The M 134 was designed to be heavy, durable and permanently mounted in aircraft gun pods, helicopter doorways and patrol vessels decks. Like turn of the century Gatling guns, the M 134 requires an external power source to enable the weapon to lay down its enormous firepower and use a cyclic configurations multiple barrels solve the very real problem of overheating.
For an individual user there is nothing Mini about the weapon and though the gun bears a striking similarity to the Browning machinegun carried (one handed) by Arnold Schwarzenegger in the second and third Terminator movies, the real thing would prove incredibly difficult for even a body builder to wield portably in battle (though definitely not for Cyberdyne Systems T-800 Cyborg).
Feeding the Minigun
Heavily borrowing its cooling features from Gatling’s late 1800s designs, the gun’s multiple barrels ensured no one barrel would overheat from sustained firing, but it was also this very configuration that made this sustained fire possible. Unlike the original Gatlings that dropped a single cartridge into each carrier groove upon rotation, loaded the cartridge by using the cam to push the lock forward, fired the round when the cam hit its highest point and freed the lock and then dropped the spent casing out of the barrel as the cam continued its revolution, all from roughly the same position, the Minigun’s process of firing/extraction/loading takes place in all barrels simultaneously.

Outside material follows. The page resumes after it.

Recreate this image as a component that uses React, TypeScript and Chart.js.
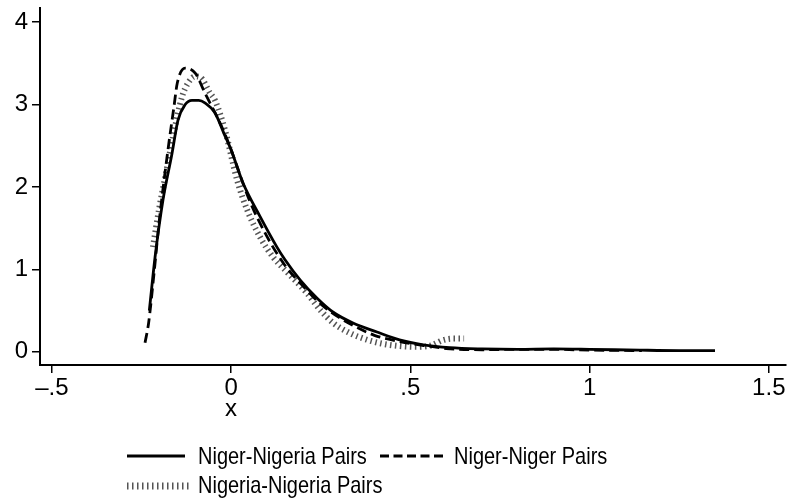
import React, { useEffect, useRef } from "react";
import { Chart, registerables } from "chart.js";

Chart.register(...registerables);

// Niger-Nigeria pairs (solid)
const NN_X = [-0.228, -0.212, -0.19, -0.165, -0.148, -0.128, -0.109, -0.09, -0.073, -0.045, -0.02, 0, 0.033, 0.081, 0.128, 0.15, 0.193, 0.24, 0.285, 0.34, 0.407, 0.47, 0.536, 0.61, 0.7, 0.8, 0.9, 1.0, 1.14, 1.25, 1.35];
const NN_Y = [0.5, 1.15, 1.84, 2.4, 2.81, 3.0, 3.05, 3.05, 3.02, 2.9, 2.65, 2.45, 2.05, 1.64, 1.27, 1.12, 0.87, 0.65, 0.48, 0.35, 0.24, 0.145, 0.085, 0.05, 0.035, 0.03, 0.035, 0.03, 0.02, 0.015, 0.015];

// Niger-Niger pairs (dashed)
const NG_X = [-0.24, -0.23, -0.215, -0.2, -0.176, -0.16, -0.15, -0.128, -0.1, -0.073, -0.045, -0.022, 0, 0.05, 0.1, 0.15, 0.2, 0.25, 0.3, 0.34, 0.4, 0.443, 0.5, 0.55, 0.6, 0.7, 0.8, 0.9, 1.0, 1.146];
const NG_Y = [0.11, 0.35, 0.95, 1.6, 2.45, 2.95, 3.26, 3.44, 3.38, 3.14, 2.9, 2.69, 2.45, 1.85, 1.4, 1.05, 0.8, 0.58, 0.42, 0.32, 0.2, 0.15, 0.1, 0.07, 0.04, 0.025, 0.03, 0.03, 0.02, 0.015];

// Nigeria-Nigeria pairs (hatched)
const GG_X = [-0.218, -0.2, -0.18, -0.16, -0.137, -0.12, -0.1, -0.086, -0.059, -0.045, -0.017, 0.017, 0.045, 0.081, 0.117, 0.16, 0.21, 0.25, 0.285, 0.33, 0.38, 0.42, 0.47, 0.52, 0.56, 0.59, 0.62, 0.65];
const GG_Y = [1.27, 1.75, 2.2, 2.65, 3.09, 3.26, 3.34, 3.33, 3.14, 3.05, 2.69, 2.08, 1.72, 1.39, 1.15, 0.95, 0.72, 0.5, 0.35, 0.23, 0.145, 0.1, 0.07, 0.06, 0.08, 0.14, 0.16, 0.16];

const X_TICKS = [-0.5, 0, 0.5, 1, 1.5];
const X_TICK_LABELS = ["\u2013.5", "0", ".5", "1", "1.5"];
const Y_TICKS = [0, 1, 2, 3, 4];
const Y_TICK_LABELS = ["0", "1", "2", "3", "4"];

const SERIES_LABELS = ["Niger-Nigeria Pairs", "Niger-Niger Pairs", "Nigeria-Nigeria Pairs"];
const X_TITLE = "x";

const FONT = '"Liberation Sans", Arial, Helvetica, sans-serif';
const FS = 24;

const pts = (xs: number[], ys: number[]) => xs.map((x, i) => ({ x, y: ys[i] }));

export default function App() {
  const ref = useRef<HTMLCanvasElement | null>(null);

  useEffect(() => {
    if (!ref.current) return;
    const chart = new Chart(ref.current, {
      type: "line",
      data: {
        datasets: [
          {
            label: SERIES_LABELS[0],
            data: pts(NN_X, NN_Y),
            borderColor: "#000",
            borderWidth: 2.8,
            pointRadius: 0,
            cubicInterpolationMode: "monotone",
            fill: false,
          },
          {
            label: SERIES_LABELS[1],
            data: pts(NG_X, NG_Y),
            borderColor: "#000",
            borderWidth: 2.8,
            borderDash: [10, 5],
            pointRadius: 0,
            cubicInterpolationMode: "monotone",
            fill: false,
          },
          {
            label: SERIES_LABELS[2],
            data: pts(GG_X, GG_Y),
            borderColor: "#555",
            borderWidth: 6,
            borderDash: [1.5, 3.5],
            borderCapStyle: "butt",
            pointRadius: 0,
            cubicInterpolationMode: "monotone",
            fill: false,
          },
        ],
      },
      options: {
        animation: false,
        responsive: false,
        devicePixelRatio: 1,
        layout: { padding: { top: 8, right: 2, left: 0, bottom: 0 } },
        plugins: { legend: { display: false }, tooltip: { enabled: false } },
        scales: {
          x: {
            type: "linear",
            min: -0.533,
            max: 1.548,
            afterBuildTicks: (s: any) => {
              s.ticks = X_TICKS.map((v) => ({ value: v }));
            },
            afterFit: (s: any) => {
              s.height = 65;
              s.paddingLeft = 0;
              s.paddingRight = 0;
            },
            ticks: {
              autoSkip: false,
              maxRotation: 0,
              padding: 1,
              color: "#000",
              font: { family: FONT, size: FS },
              callback: (v: any) => {
                const i = X_TICKS.indexOf(Number(v));
                return i >= 0 ? X_TICK_LABELS[i] : "";
              },
            },
            grid: { display: true, drawOnChartArea: false, drawTicks: true, tickLength: 8, color: "#000", lineWidth: 1.5 },
            border: { display: true, color: "#000", width: 2 },
          },
          y: {
            type: "linear",
            min: -0.16,
            max: 4.17,
            afterBuildTicks: (s: any) => {
              s.ticks = Y_TICKS.map((v) => ({ value: v }));
            },
            afterFit: (s: any) => {
              s.width = 40;
              s.paddingTop = 0;
              s.paddingBottom = 0;
            },
            ticks: {
              autoSkip: false,
              padding: 4,
              color: "#000",
              font: { family: FONT, size: FS },
              callback: (v: any) => {
                const i = Y_TICKS.indexOf(Number(v));
                return i >= 0 ? Y_TICK_LABELS[i] : "";
              },
            },
            grid: { display: true, drawOnChartArea: false, drawTicks: true, tickLength: 8, color: "#000", lineWidth: 1.5 },
            border: { display: true, color: "#000", width: 2 },
          },
        },
      },
    });
    return () => chart.destroy();
  }, []);

  const text: React.CSSProperties = {
    position: "absolute",
    fontFamily: FONT,
    fontSize: FS,
    color: "#000",
    whiteSpace: "nowrap",
    lineHeight: "26px",
  };
  const legendText: React.CSSProperties = {
    ...text,
    transform: "scaleX(0.833)",
    transformOrigin: "left center",
  };

  return (
    <div style={{ position: "fixed", left: 0, top: 0, width: 788, height: 501, background: "#fff", overflow: "hidden" }}>
      <canvas ref={ref} width={788} height={430} style={{ display: "block", position: "absolute", left: 0, top: 0 }} />
      <div style={{ ...text, left: 225, top: 395 }}>{X_TITLE}</div>
      <svg width={788} height={501} style={{ position: "absolute", left: 0, top: 0, pointerEvents: "none" }}>
        <line x1={127} y1={456} x2={185} y2={456} stroke="#000" strokeWidth={2.8} />
        <line x1={380} y1={456} x2={443} y2={456} stroke="#000" strokeWidth={2.8} strokeDasharray="9 4.5" />
        <line x1={127} y1={486} x2={189} y2={486} stroke="#555" strokeWidth={7} strokeDasharray="1.5 3.5" />
      </svg>
      <div style={{ ...legendText, left: 198, top: 443 }}>{SERIES_LABELS[0]}</div>
      <div style={{ ...legendText, left: 454, top: 443 }}>{SERIES_LABELS[1]}</div>
      <div style={{ ...legendText, left: 198, top: 472 }}>{SERIES_LABELS[2]}</div>
    </div>
  );
}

The power source (variants have used electric, pneumatic, or hydraulic power sources and a gas-operated derivative was pondered but never developed) drives six closed-bolt rifle barrels fixed in a circular housing. As one barrel fires, two others are in different stages of shell extraction and the other three are being loaded. While the weapon can feed from linked ammunition, it requires a delinking feeder to strip the links as the rounds are introduced to the chambers.
In any country if there was enemy fire from an HLZ, this weapon evened up the fight quickly. If a full gunship armed with the M 134 Minigun cleared the area, stand back, they turned the jungle to mulch. This new weapon could now fire up to 6,000 rounds per minute and was installed in the helicopter fleet but most noticeably in the gun pods on AH-1 Cobra attack helicopters and a new configuration in gunships.
The legendary AC-47 Puff the Magic Dragon Gunship was armed with the Air Force version of the M 134 and rained incendiary cover for prolonged periods. Originally a cargo plane, the C-47 could carry a 2000 pound payload of ammo and keep a landing zone clear for hours.
The various wings of the Armed Services have their own specific designation for their current version of the M 134 Minigun in. GAU-2B/A is the Airforce and M 134 the Army version with a subsequent Navy variant GAU-17/A.
The Secret Service owns several Suburbans equipped with Miniguns, including one hiding Dillon Aero’s version the M134D that guards the Presidents Motorcade.